I really had no preconceptions about this biopic of the multi-talented French musician-artist-writer-singer Serge Gainsbourg and like most 'foreigners' I was really only familiar with his scandalous "Je t'Aime" duet with Jane Birkin.  However, after sampling a selection of his other songs during the course of this movie, I am not surprised that his musical style did not translate well outside France. and I did not emerge a converted fan.  However, I was quite taken with the film itself, especially for the first half, before it seemed to peter out.  Much like Gainsbourg's career I suspect.

A first feature by writer-director Joann Sfar's from his own graphic novel, it strives to give the viewer a shortcut into the mind of a man with something to prove, without giving us much idea of the timeline or much understanding of any real accomplishments.  It starts in wartime Paris when young Lucien (as he was then called) and his Russian-immigrant parents manage to survive relatively unscathed, despite the anti-Jewish laws in force.
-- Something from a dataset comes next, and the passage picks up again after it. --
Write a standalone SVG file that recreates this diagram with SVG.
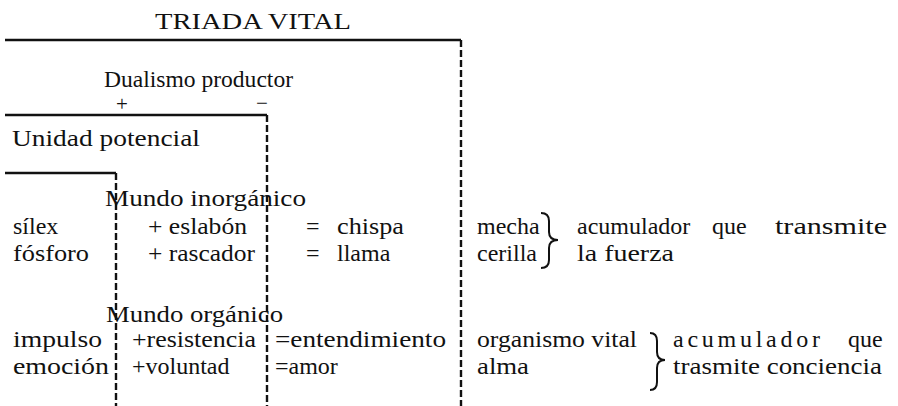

The child actor Kacey Mottet Klein does a fine job of portraying the young boy as a precocious, yet charming troublemaker.  He is sexually aware for his age and brags to his schoolmates of greater expertise than was probably the case.  He has an alter-ego cum imaginary friend to protect him, called La Gueule (the mug) a larger than life Jewish caricature with an oversized semitic nose and huge ears, an externalisation of his own concerns about his appearance.  This shadow accompanies him throughout his life, urging him on to greater and greater excesses and is an imaginative externalisation of his own conflicted mind.  Parenthetically, La Gueule is played by Doug Jones, who has given us a fine line in fantastic creatures in films like "Hellboy" and "Pan's Labyrinth".
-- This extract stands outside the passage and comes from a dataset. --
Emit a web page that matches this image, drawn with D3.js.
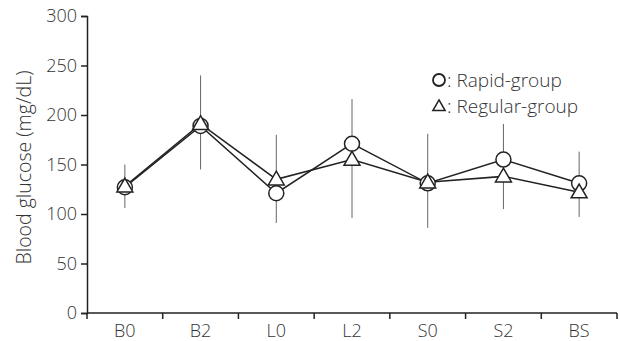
<!DOCTYPE html>
<html>
<head>
<meta charset="utf-8">
<script src="https://cdn.jsdelivr.net/npm/d3@7"></script>
<style>
  body { margin: 0; background: #fff; }
  text { font-family: "Open Sans", "Noto Sans", sans-serif; font-weight: 300; fill: #333; }
</style>
</head>
<body>
<script>
// values
const categories = ["B0", "B2", "L0", "L2", "S0", "S2", "BS"];
const rapid = [127, 189, 121, 171, 131, 155, 131];
const regular = [128, 191, 135, 155, 132, 138, 122];
const errHigh = [150, 240, 180, 216, 181, 191, 163];
const errLow = [106, 145, 91, 96, 86, 105, 97];
const yTicks = [0, 50, 100, 150, 200, 250, 300];

const width = 620, height = 341;
const margin = {top: 16, right: 3, bottom: 28, left: 87};

const svg = d3.select("body").append("svg")
    .attr("width", width)
    .attr("height", height);

const g = svg.append("g")
    .attr("transform", "translate(" + margin.left + "," + margin.top + ")");

const w = width - margin.left - margin.right;
const h = height - margin.top - margin.bottom;

const x = d3.scaleBand().domain(categories).range([0, w]);
const y = d3.scaleLinear().domain([0, 300]).range([h, 0]);
const cx = d => x(d) + x.bandwidth() / 2;

// y axis
const yAxis = g.append("g")
    .call(d3.axisLeft(y).tickValues(yTicks).tickSize(6).tickPadding(4));
yAxis.select(".domain").attr("stroke", "#222").attr("stroke-width", 1.5);
yAxis.selectAll(".tick line").attr("stroke", "#222").attr("stroke-width", 1.5);
yAxis.selectAll(".tick text").style("font-size", "18px").attr("fill", "#333");

// x axis, ticks sit on the band edges
const xAxis = g.append("g").attr("transform", "translate(0," + h + ")");
xAxis.append("line")
    .attr("x1", 0).attr("x2", w)
    .attr("stroke", "#222").attr("stroke-width", 1.5);
xAxis.selectAll(".edge")
    .data(categories.concat(["end"]))
    .enter().append("line")
    .attr("class", "edge")
    .attr("x1", (d, i) => i * x.step())
    .attr("x2", (d, i) => i * x.step())
    .attr("y1", 0).attr("y2", 6)
    .attr("stroke", "#222").attr("stroke-width", 1.5);
xAxis.selectAll(".lab")
    .data(categories)
    .enter().append("text")
    .attr("class", "lab")
    .attr("x", cx)
    .attr("y", 24)
    .attr("text-anchor", "middle")
    .style("font-size", "18px")
    .text(d => d);

// axis title
svg.append("text")
    .attr("transform", "translate(31," + (margin.top + h / 2 + 3) + ") rotate(-90)")
    .attr("text-anchor", "middle")
    .style("font-size", "19.5px")
    .text("Blood glucose (mg/dL)");

// error bars
g.selectAll(".err")
    .data(categories)
    .enter().append("line")
    .attr("class", "err")
    .attr("x1", cx).attr("x2", cx)
    .attr("y1", (d, i) => y(errHigh[i]))
    .attr("y2", (d, i) => y(errLow[i]))
    .attr("stroke", "#666")
    .attr("stroke-width", 1);

// lines
const line = d3.line().x((d, i) => cx(categories[i])).y(d => y(d));
[rapid, regular].forEach(s => {
    g.append("path")
        .datum(s)
        .attr("d", line)
        .attr("fill", "none")
        .attr("stroke", "#222")
        .attr("stroke-width", 1.5);
});

// markers
g.selectAll(".circ")
    .data(rapid)
    .enter().append("circle")
    .attr("cx", (d, i) => cx(categories[i]))
    .attr("cy", d => y(d))
    .attr("r", 7.5)
    .attr("fill", "#fff")
    .attr("stroke", "#222")
    .attr("stroke-width", 1.5);

const tri = d3.symbol().type(d3.symbolTriangle).size(110);
g.selectAll(".tri")
    .data(regular)
    .enter().append("path")
    .attr("d", tri)
    .attr("transform", (d, i) => "translate(" + cx(categories[i]) + "," + (y(d) + 1) + ")")
    .attr("fill", "#fff")
    .attr("stroke", "#222")
    .attr("stroke-width", 1.5);

// legend
const leg = svg.append("g").attr("transform", "translate(439,80)");
leg.append("circle")
    .attr("r", 6)
    .attr("fill", "#fff")
    .attr("stroke", "#222")
    .attr("stroke-width", 1.8);
leg.append("path")
    .attr("d", d3.symbol().type(d3.symbolTriangle).size(65))
    .attr("transform", "translate(0,27)")
    .attr("fill", "#fff")
    .attr("stroke", "#222")
    .attr("stroke-width", 1.5);
leg.append("text")
    .attr("x", 8).attr("y", 7)
    .style("font-size", "19px")
    .text(": Rapid-group");
leg.append("text")
    .attr("x", 8).attr("y", 33)
    .style("font-size", "19px")
    .text(": Regular-group");
</script>
</body>
</html>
The adult Lucien-now-Serge is played by Eric Elmosnino who is appropriately homely in appearance, but who does not let his looks stop his ambitions as a lady's man.  Unfortunately he does not project much personality and I found his portrayal less sympathetic than young Master Klein's. I rapidly lost interest in his affairs with Juliette Greco (Anna Mouglalis), Brigitte Bardot (Laetitia Casta -- far too overblown), and Jane Birkin (Lucy Gordon, rather better looking than Birkin and an unfortunate young suicide during the film's editing).  The man with something to prove managed to charm a number of women, but we have little insight as to why he pursued so self-destructive a course with his smoking, drinking, and womanising and even less insight into what talents he may have squandered along the way.

Sfar's film starts off like a house on fire, enchanting the viewer with his fanciful presentation, but he loses his way half way through and the movie tails off, losing our attention and interest as well. Had he been able to maintain the style of his novel throughout, his subject might have been far better served.  As it is, we are left with a not too flattering portrait of an apparently not too nice man.

1 comment:

mgp1449 said...

An unpleasant man who did take advantage of what he could. If one ignores Chevalier who was something of a comedic Frenchman, the only singer to be really international was surely Edith Piaf.